● **WRITTEN TASK**:
Write out the records that appear below, verbatim and complete, but without pictures.

● **Stored data entries**:
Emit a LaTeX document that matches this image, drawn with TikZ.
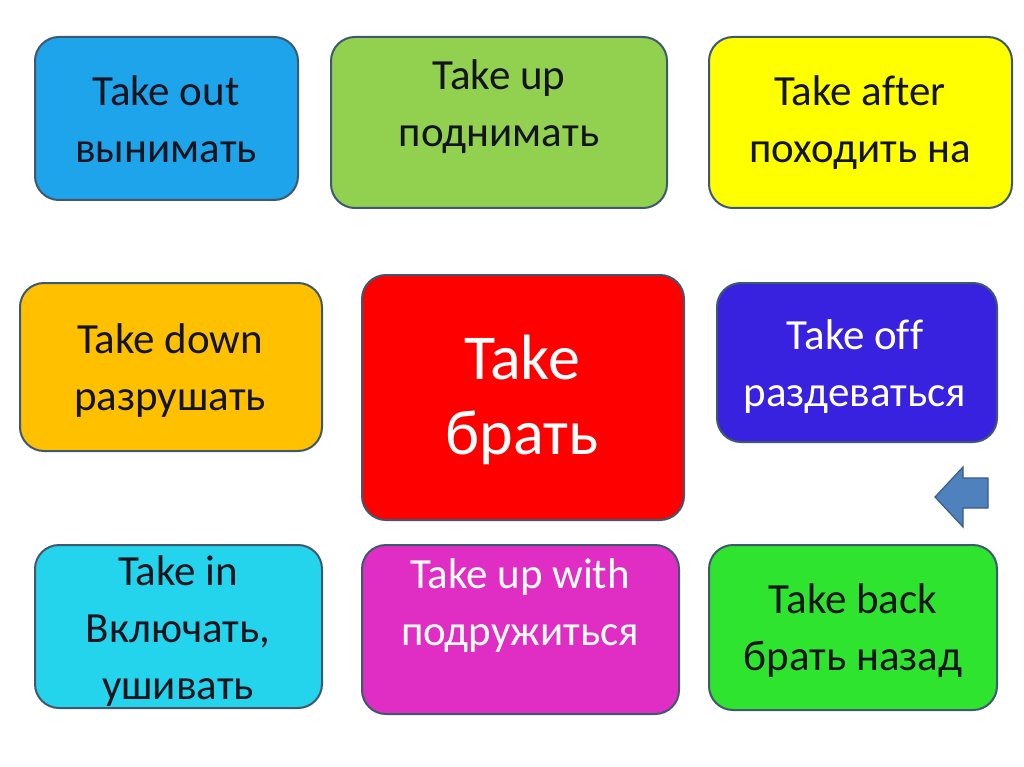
\documentclass[tikz,border=0pt]{standalone}
\usepackage{fontspec}
\setmainfont[Ligatures=NoCommon]{Carlito}
\definecolor{edge}{RGB}{62,88,112}
\definecolor{cOut}{RGB}{30,164,234}
\definecolor{cUp}{RGB}{146,208,80}
\definecolor{cAfter}{RGB}{255,255,0}
\definecolor{cDown}{RGB}{255,192,0}
\definecolor{cTake}{RGB}{255,0,0}
\definecolor{cOff}{RGB}{56,34,224}
\definecolor{cIn}{RGB}{36,212,236}
\definecolor{cWith}{RGB}{224,46,196}
\definecolor{cBack}{RGB}{46,228,46}
\definecolor{txtdark}{RGB}{20,20,30}
\definecolor{arrfill}{RGB}{79,129,189}
\definecolor{arredge}{RGB}{56,93,138}
\begin{document}
\begin{tikzpicture}[x=1pt,y=-1pt,
  box/.style={draw=edge, line width=2pt, rounded corners=24pt, inner sep=0pt},
  txt/.style={align=center, inner sep=0pt, font=\fontsize{43}{57}\selectfont, text=txtdark},
  wtxt/.style={txt, text=white},
  bigtxt/.style={align=center, inner sep=0pt, font=\fontsize{64}{75}\selectfont, text=white},
  arrowshape/.style={fill=arrfill, draw=arredge, line width=1.2pt, line join=miter}]
\useasboundingbox[fill=white] (0,0) rectangle (1024,767);
% boxes
\node[box, fill=cOut,   minimum width=263pt, minimum height=163pt] (b1) at (166.5,118.5) {};
\node[box, fill=cUp,    minimum width=336pt, minimum height=171pt] (b2) at (499,122.5) {};
\node[box, fill=cAfter, minimum width=303pt, minimum height=171pt] (b3) at (860.5,122.5) {};
\node[box, fill=cDown,  minimum width=302pt, minimum height=168pt] (b4) at (171,367) {};
\node[box, fill=cTake,  minimum width=322pt, minimum height=245pt] (b5) at (523,397.5) {};
\node[box, fill=cOff,   minimum width=280pt, minimum height=159pt] (b6) at (857,362.5) {};
\node[box, fill=cIn,    minimum width=287pt, minimum height=163pt] (b7) at (178.5,626.5) {};
\node[box, fill=cWith,  minimum width=317pt, minimum height=169pt] (b8) at (520.5,629.5) {};
\node[box, fill=cBack,  minimum width=288pt, minimum height=165pt] (b9) at (853,627.5) {};
% texts
\node[txt]  (t1) at (166,119) {Take out\\вынимать};
\node[txt]  (t2) at (499,107) {Take up\\поднимать};
\node[txt]  (t3) at (860,123) {Take after\\походить на};
\node[txt]  (t4) at (170,371) {Take down\\разрушать};
\node[bigtxt] (t5) at (522,400) {Take\\брать};
\node[wtxt] (t6) at (855,367) {Take of\kern0pt f\\раздеваться};
\node[txt]  (t7) at (178,631) {Take in\\Включать,\\ушивать};
\node[wtxt] (t8) at (520,606) {Take up with\\подружиться};
\node[txt]  (t9) at (853,631) {Take back\\брать назад};
% arrow shape
\draw[arrowshape] (935,497) -- (963,467) -- (963,478) -- (988,478) -- (988,508) -- (963,508) -- (963,527) -- cycle;
\end{tikzpicture}
\end{document}
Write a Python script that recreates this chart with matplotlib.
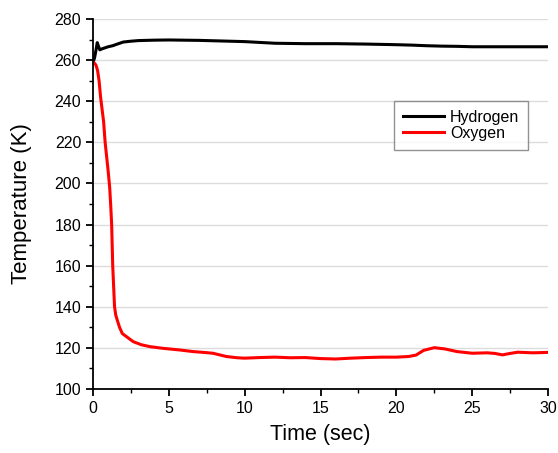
import matplotlib
matplotlib.use('Agg')
import matplotlib.pyplot as plt
from matplotlib.ticker import MultipleLocator

plt.rcParams['font.family'] = ['Liberation Sans', 'DejaVu Sans']

# hydrogen temperature (K) vs time (sec)
h2_time = [0, 0.1, 0.2, 0.28, 0.35, 0.45, 0.6, 0.8, 1.0, 1.3, 1.6, 2.0, 2.5, 3, 4, 5,
           6, 7, 8, 9, 10, 11, 12, 14, 16, 18, 20, 21, 22, 23, 24, 25, 27, 30]
h2_temp = [259, 261, 265, 268.5, 267, 265, 265.5, 266, 266.5, 267, 267.8, 268.8, 269.2,
           269.5, 269.7, 269.8, 269.7, 269.6, 269.4, 269.2, 269, 268.6, 268.2, 268, 268,
           267.8, 267.5, 267.3, 267, 266.8, 266.7, 266.5, 266.5, 266.5]

# oxygen temperature (K) vs time (sec)
o2_time = [0, 0.1, 0.2, 0.3, 0.4, 0.5, 0.6, 0.7, 0.8, 0.9, 1.0, 1.1, 1.17, 1.23, 1.3,
           1.36, 1.42, 1.5, 1.6, 1.75, 1.93, 2.2, 2.66, 3.2, 3.76, 4.6, 5.7, 6.6, 7.3,
           7.9, 8.8, 9.5, 10, 11, 12, 13, 14, 15, 16, 17, 18, 19, 20, 20.8, 21.3, 21.8,
           22.5, 23.2, 24, 24.5, 25, 26, 26.5, 27, 27.5, 28, 29, 30]
o2_temp = [259, 258.5, 257.5, 255, 250, 242, 236, 230, 220, 213, 206, 198, 189, 180, 160,
           150, 140, 136, 133.5, 130, 127, 125.5, 123, 121.5, 120.6, 119.8, 119, 118.2,
           117.8, 117.4, 115.8, 115.2, 115, 115.3, 115.5, 115.2, 115.3, 114.8, 114.6, 115,
           115.3, 115.5, 115.5, 115.8, 116.5, 118.8, 120.1, 119.5, 118.2, 117.8, 117.4,
           117.6, 117.3, 116.6, 117.3, 117.9, 117.6, 117.8]

fig = plt.figure(figsize=(5.58, 4.53), dpi=100)
ax = fig.add_axes([93 / 558, 64 / 453, 455 / 558, 370 / 453])

ax.plot(h2_time, h2_temp, color='black', lw=2.2, label='Hydrogen')
ax.plot(o2_time, o2_temp, color='#ff0000', lw=2.2, label='Oxygen')

ax.set_xlim(0, 30)
ax.set_ylim(100, 280)
ax.xaxis.set_major_locator(MultipleLocator(5))
ax.xaxis.set_minor_locator(MultipleLocator(2.5))
ax.yaxis.set_major_locator(MultipleLocator(20))
ax.yaxis.set_minor_locator(MultipleLocator(10))
ax.grid(axis='y', color='#dcdcdc', lw=1)
ax.set_axisbelow(True)

for s in ['top', 'right']:
    ax.spines[s].set_visible(False)
for s in ['left', 'bottom']:
    ax.spines[s].set_linewidth(1.3)
ax.tick_params(which='major', direction='out', length=5, width=1.3, labelsize=11.5, colors='black')
ax.tick_params(which='minor', direction='out', length=3, width=1.0)

ax.set_xlabel('Time (sec)', fontsize=15.5, labelpad=6)
ax.set_ylabel('Temperature (K)', fontsize=16, labelpad=16)

leg = ax.legend(loc='upper right', bbox_to_anchor=(0.956, 0.778), borderaxespad=0,
                fontsize=11.5, frameon=True, fancybox=False, handlelength=2.6,
                handletextpad=0.35, labelspacing=0.05, borderpad=0.55)
leg.get_frame().set_edgecolor('#777777')
leg.get_frame().set_linewidth(1.0)

fig.savefig('out.png', dpi=100)
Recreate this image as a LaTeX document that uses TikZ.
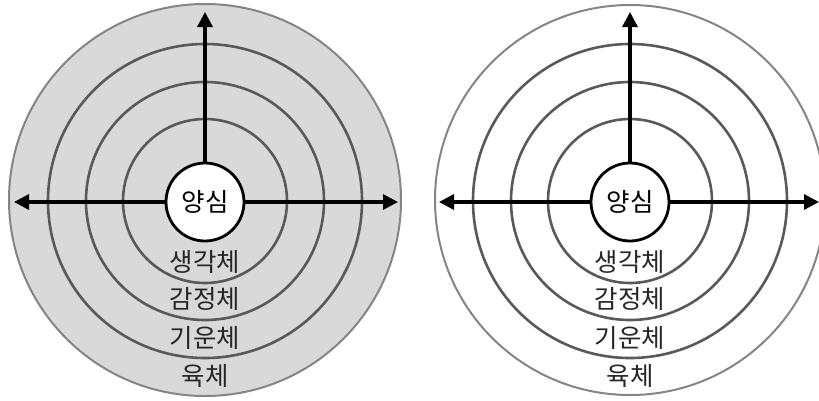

● **RESULT BELOW**:
Emit a LaTeX document that matches this image, drawn with TikZ.
\documentclass[tikz,border=0pt]{standalone}
\usepackage{fontspec}
\setmainfont[Ligatures=NoCommon]{Carlito}
\definecolor{edge}{RGB}{62,88,112}
\definecolor{cOut}{RGB}{30,164,234}
\definecolor{cUp}{RGB}{146,208,80}
\definecolor{cAfter}{RGB}{255,255,0}
\definecolor{cDown}{RGB}{255,192,0}
\definecolor{cTake}{RGB}{255,0,0}
\definecolor{cOff}{RGB}{56,34,224}
\definecolor{cIn}{RGB}{36,212,236}
\definecolor{cWith}{RGB}{224,46,196}
\definecolor{cBack}{RGB}{46,228,46}
\definecolor{txtdark}{RGB}{20,20,30}
\definecolor{arrfill}{RGB}{79,129,189}
\definecolor{arredge}{RGB}{56,93,138}
\begin{document}
\begin{tikzpicture}[x=1pt,y=-1pt,
  box/.style={draw=edge, line width=2pt, rounded corners=24pt, inner sep=0pt},
  txt/.style={align=center, inner sep=0pt, font=\fontsize{43}{57}\selectfont, text=txtdark},
  wtxt/.style={txt, text=white},
  bigtxt/.style={align=center, inner sep=0pt, font=\fontsize{64}{75}\selectfont, text=white},
  arrowshape/.style={fill=arrfill, draw=arredge, line width=1.2pt, line join=miter}]
\useasboundingbox[fill=white] (0,0) rectangle (1024,767);
% boxes
\node[box, fill=cOut,   minimum width=263pt, minimum height=163pt] (b1) at (166.5,118.5) {};
\node[box, fill=cUp,    minimum width=336pt, minimum height=171pt] (b2) at (499,122.5) {};
\node[box, fill=cAfter, minimum width=303pt, minimum height=171pt] (b3) at (860.5,122.5) {};
\node[box, fill=cDown,  minimum width=302pt, minimum height=168pt] (b4) at (171,367) {};
\node[box, fill=cTake,  minimum width=322pt, minimum height=245pt] (b5) at (523,397.5) {};
\node[box, fill=cOff,   minimum width=280pt, minimum height=159pt] (b6) at (857,362.5) {};
\node[box, fill=cIn,    minimum width=287pt, minimum height=163pt] (b7) at (178.5,626.5) {};
\node[box, fill=cWith,  minimum width=317pt, minimum height=169pt] (b8) at (520.5,629.5) {};
\node[box, fill=cBack,  minimum width=288pt, minimum height=165pt] (b9) at (853,627.5) {};
% texts
\node[txt]  (t1) at (166,119) {Take out\\вынимать};
\node[txt]  (t2) at (499,107) {Take up\\поднимать};
\node[txt]  (t3) at (860,123) {Take after\\походить на};
\node[txt]  (t4) at (170,371) {Take down\\разрушать};
\node[bigtxt] (t5) at (522,400) {Take\\брать};
\node[wtxt] (t6) at (855,367) {Take of\kern0pt f\\раздеваться};
\node[txt]  (t7) at (178,631) {Take in\\Включать,\\ушивать};
\node[wtxt] (t8) at (520,606) {Take up with\\подружиться};
\node[txt]  (t9) at (853,631) {Take back\\брать назад};
% arrow shape
\draw[arrowshape] (935,497) -- (963,467) -- (963,478) -- (988,478) -- (988,508) -- (963,508) -- (963,527) -- cycle;
\end{tikzpicture}
\end{document}
Write a Python script that recreates this chart with matplotlib.
import matplotlib
matplotlib.use('Agg')
import matplotlib.pyplot as plt
from matplotlib.ticker import MultipleLocator

plt.rcParams['font.family'] = ['Liberation Sans', 'DejaVu Sans']

# hydrogen temperature (K) vs time (sec)
h2_time = [0, 0.1, 0.2, 0.28, 0.35, 0.45, 0.6, 0.8, 1.0, 1.3, 1.6, 2.0, 2.5, 3, 4, 5,
           6, 7, 8, 9, 10, 11, 12, 14, 16, 18, 20, 21, 22, 23, 24, 25, 27, 30]
h2_temp = [259, 261, 265, 268.5, 267, 265, 265.5, 266, 266.5, 267, 267.8, 268.8, 269.2,
           269.5, 269.7, 269.8, 269.7, 269.6, 269.4, 269.2, 269, 268.6, 268.2, 268, 268,
           267.8, 267.5, 267.3, 267, 266.8, 266.7, 266.5, 266.5, 266.5]

# oxygen temperature (K) vs time (sec)
o2_time = [0, 0.1, 0.2, 0.3, 0.4, 0.5, 0.6, 0.7, 0.8, 0.9, 1.0, 1.1, 1.17, 1.23, 1.3,
           1.36, 1.42, 1.5, 1.6, 1.75, 1.93, 2.2, 2.66, 3.2, 3.76, 4.6, 5.7, 6.6, 7.3,
           7.9, 8.8, 9.5, 10, 11, 12, 13, 14, 15, 16, 17, 18, 19, 20, 20.8, 21.3, 21.8,
           22.5, 23.2, 24, 24.5, 25, 26, 26.5, 27, 27.5, 28, 29, 30]
o2_temp = [259, 258.5, 257.5, 255, 250, 242, 236, 230, 220, 213, 206, 198, 189, 180, 160,
           150, 140, 136, 133.5, 130, 127, 125.5, 123, 121.5, 120.6, 119.8, 119, 118.2,
           117.8, 117.4, 115.8, 115.2, 115, 115.3, 115.5, 115.2, 115.3, 114.8, 114.6, 115,
           115.3, 115.5, 115.5, 115.8, 116.5, 118.8, 120.1, 119.5, 118.2, 117.8, 117.4,
           117.6, 117.3, 116.6, 117.3, 117.9, 117.6, 117.8]

fig = plt.figure(figsize=(5.58, 4.53), dpi=100)
ax = fig.add_axes([93 / 558, 64 / 453, 455 / 558, 370 / 453])

ax.plot(h2_time, h2_temp, color='black', lw=2.2, label='Hydrogen')
ax.plot(o2_time, o2_temp, color='#ff0000', lw=2.2, label='Oxygen')

ax.set_xlim(0, 30)
ax.set_ylim(100, 280)
ax.xaxis.set_major_locator(MultipleLocator(5))
ax.xaxis.set_minor_locator(MultipleLocator(2.5))
ax.yaxis.set_major_locator(MultipleLocator(20))
ax.yaxis.set_minor_locator(MultipleLocator(10))
ax.grid(axis='y', color='#dcdcdc', lw=1)
ax.set_axisbelow(True)

for s in ['top', 'right']:
    ax.spines[s].set_visible(False)
for s in ['left', 'bottom']:
    ax.spines[s].set_linewidth(1.3)
ax.tick_params(which='major', direction='out', length=5, width=1.3, labelsize=11.5, colors='black')
ax.tick_params(which='minor', direction='out', length=3, width=1.0)

ax.set_xlabel('Time (sec)', fontsize=15.5, labelpad=6)
ax.set_ylabel('Temperature (K)', fontsize=16, labelpad=16)

leg = ax.legend(loc='upper right', bbox_to_anchor=(0.956, 0.778), borderaxespad=0,
                fontsize=11.5, frameon=True, fancybox=False, handlelength=2.6,
                handletextpad=0.35, labelspacing=0.05, borderpad=0.55)
leg.get_frame().set_edgecolor('#777777')
leg.get_frame().set_linewidth(1.0)

fig.savefig('out.png', dpi=100)
Recreate this image as a LaTeX document that uses TikZ.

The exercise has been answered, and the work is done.